• Task requirements
Leave out the pictures and reproduce all of the data exactly.

[START Data provided]

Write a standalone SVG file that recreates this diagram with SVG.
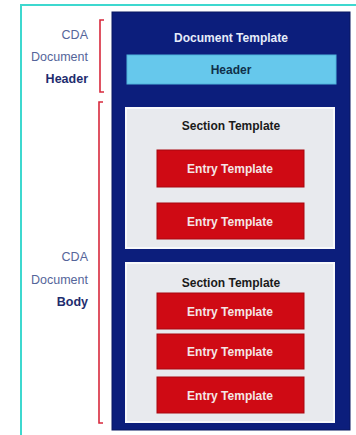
<svg xmlns="http://www.w3.org/2000/svg" width="356" height="435" viewBox="0 0 356 435">
  <style>
    .frame { fill: none; stroke: #3ed8cf; stroke-width: 2; }
    .doc { fill: #0c1e7c; stroke: #081660; stroke-width: 1; }
    .hdr { fill: #66c8ec; stroke: #4fb4dc; stroke-width: 1; }
    .sec { fill: #e8eaee; stroke: #f8f9fb; stroke-width: 2; }
    .entry { fill: #cf0a14; stroke: #a8060e; stroke-width: 1; }
    .brace { fill: none; stroke: #d8283c; stroke-width: 1.6; }
    .t { font-family: "Liberation Sans", Arial, sans-serif; font-weight: bold; font-size: 12px; text-anchor: middle; }
    .lbl { font-family: "Liberation Sans", Arial, sans-serif; font-size: 12.5px; text-anchor: end; fill: #55659a; }
    .lblb { font-weight: bold; fill: #1e2c6e; }
  </style>

  <!-- outer frame -->
  <rect class="frame" x="21" y="5" width="345" height="440"/>

  <!-- side labels and brackets -->
  <g id="header-label">
    <text class="lbl" x="88" y="39">CDA</text>
    <text class="lbl" x="88" y="61">Document</text>
    <text class="lbl lblb" x="88" y="83">Header</text>
    <path class="brace" d="M104,20 H100 V92 H104"/>
  </g>
  <g id="body-label">
    <text class="lbl" x="88" y="261">CDA</text>
    <text class="lbl" x="88" y="284">Document</text>
    <text class="lbl lblb" x="88" y="306">Body</text>
    <path class="brace" d="M103,102 H99 V423 H103"/>
  </g>

  <!-- document template container -->
  <g id="document-template">
    <rect class="doc" x="112" y="12" width="238" height="418"/>
    <text class="t" x="231" y="42" fill="#e6ecfa">Document Template</text>
  </g>

  <g id="header">
    <rect class="hdr" x="127" y="55" width="209" height="29"/>
    <text class="t" x="231" y="74" fill="#10304a">Header</text>
  </g>

  <!-- first section -->
  <g id="section-1">
    <rect class="sec" x="126" y="108" width="208" height="140"/>
    <text class="t" x="231" y="130" fill="#1a1a1a">Section Template</text>
  </g>
  <g id="entry-1-1">
    <rect class="entry" x="157" y="150" width="147" height="37"/>
    <text class="t" x="230" y="173" fill="#f4e6e6">Entry Template</text>
  </g>
  <g id="entry-1-2">
    <rect class="entry" x="157" y="203" width="147" height="36"/>
    <text class="t" x="230" y="226" fill="#f4e6e6">Entry Template</text>
  </g>

  <!-- second section -->
  <g id="section-2">
    <rect class="sec" x="126" y="263" width="208" height="159"/>
    <text class="t" x="231" y="287" fill="#1a1a1a">Section Template</text>
  </g>
  <g id="entry-2-1">
    <rect class="entry" x="157" y="293" width="147" height="36"/>
    <text class="t" x="230" y="316" fill="#f4e6e6">Entry Template</text>
  </g>
  <g id="entry-2-2">
    <rect class="entry" x="157" y="334" width="147" height="35"/>
    <text class="t" x="230" y="356" fill="#f4e6e6">Entry Template</text>
  </g>
  <g id="entry-2-3">
    <rect class="entry" x="157" y="377" width="147" height="36"/>
    <text class="t" x="230" y="400" fill="#f4e6e6">Entry Template</text>
  </g>

  <!-- no connectors in this diagram -->
  <g id="connectors"/>
</svg>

[END Data provided]

• Answer
Write a standalone SVG file that recreates this diagram with SVG.
<svg xmlns="http://www.w3.org/2000/svg" width="356" height="435" viewBox="0 0 356 435">
  <style>
    .frame { fill: none; stroke: #3ed8cf; stroke-width: 2; }
    .doc { fill: #0c1e7c; stroke: #081660; stroke-width: 1; }
    .hdr { fill: #66c8ec; stroke: #4fb4dc; stroke-width: 1; }
    .sec { fill: #e8eaee; stroke: #f8f9fb; stroke-width: 2; }
    .entry { fill: #cf0a14; stroke: #a8060e; stroke-width: 1; }
    .brace { fill: none; stroke: #d8283c; stroke-width: 1.6; }
    .t { font-family: "Liberation Sans", Arial, sans-serif; font-weight: bold; font-size: 12px; text-anchor: middle; }
    .lbl { font-family: "Liberation Sans", Arial, sans-serif; font-size: 12.5px; text-anchor: end; fill: #55659a; }
    .lblb { font-weight: bold; fill: #1e2c6e; }
  </style>

  <!-- outer frame -->
  <rect class="frame" x="21" y="5" width="345" height="440"/>

  <!-- side labels and brackets -->
  <g id="header-label">
    <text class="lbl" x="88" y="39">CDA</text>
    <text class="lbl" x="88" y="61">Document</text>
    <text class="lbl lblb" x="88" y="83">Header</text>
    <path class="brace" d="M104,20 H100 V92 H104"/>
  </g>
  <g id="body-label">
    <text class="lbl" x="88" y="261">CDA</text>
    <text class="lbl" x="88" y="284">Document</text>
    <text class="lbl lblb" x="88" y="306">Body</text>
    <path class="brace" d="M103,102 H99 V423 H103"/>
  </g>

  <!-- document template container -->
  <g id="document-template">
    <rect class="doc" x="112" y="12" width="238" height="418"/>
    <text class="t" x="231" y="42" fill="#e6ecfa">Document Template</text>
  </g>

  <g id="header">
    <rect class="hdr" x="127" y="55" width="209" height="29"/>
    <text class="t" x="231" y="74" fill="#10304a">Header</text>
  </g>

  <!-- first section -->
  <g id="section-1">
    <rect class="sec" x="126" y="108" width="208" height="140"/>
    <text class="t" x="231" y="130" fill="#1a1a1a">Section Template</text>
  </g>
  <g id="entry-1-1">
    <rect class="entry" x="157" y="150" width="147" height="37"/>
    <text class="t" x="230" y="173" fill="#f4e6e6">Entry Template</text>
  </g>
  <g id="entry-1-2">
    <rect class="entry" x="157" y="203" width="147" height="36"/>
    <text class="t" x="230" y="226" fill="#f4e6e6">Entry Template</text>
  </g>

  <!-- second section -->
  <g id="section-2">
    <rect class="sec" x="126" y="263" width="208" height="159"/>
    <text class="t" x="231" y="287" fill="#1a1a1a">Section Template</text>
  </g>
  <g id="entry-2-1">
    <rect class="entry" x="157" y="293" width="147" height="36"/>
    <text class="t" x="230" y="316" fill="#f4e6e6">Entry Template</text>
  </g>
  <g id="entry-2-2">
    <rect class="entry" x="157" y="334" width="147" height="35"/>
    <text class="t" x="230" y="356" fill="#f4e6e6">Entry Template</text>
  </g>
  <g id="entry-2-3">
    <rect class="entry" x="157" y="377" width="147" height="36"/>
    <text class="t" x="230" y="400" fill="#f4e6e6">Entry Template</text>
  </g>

  <!-- no connectors in this diagram -->
  <g id="connectors"/>
</svg>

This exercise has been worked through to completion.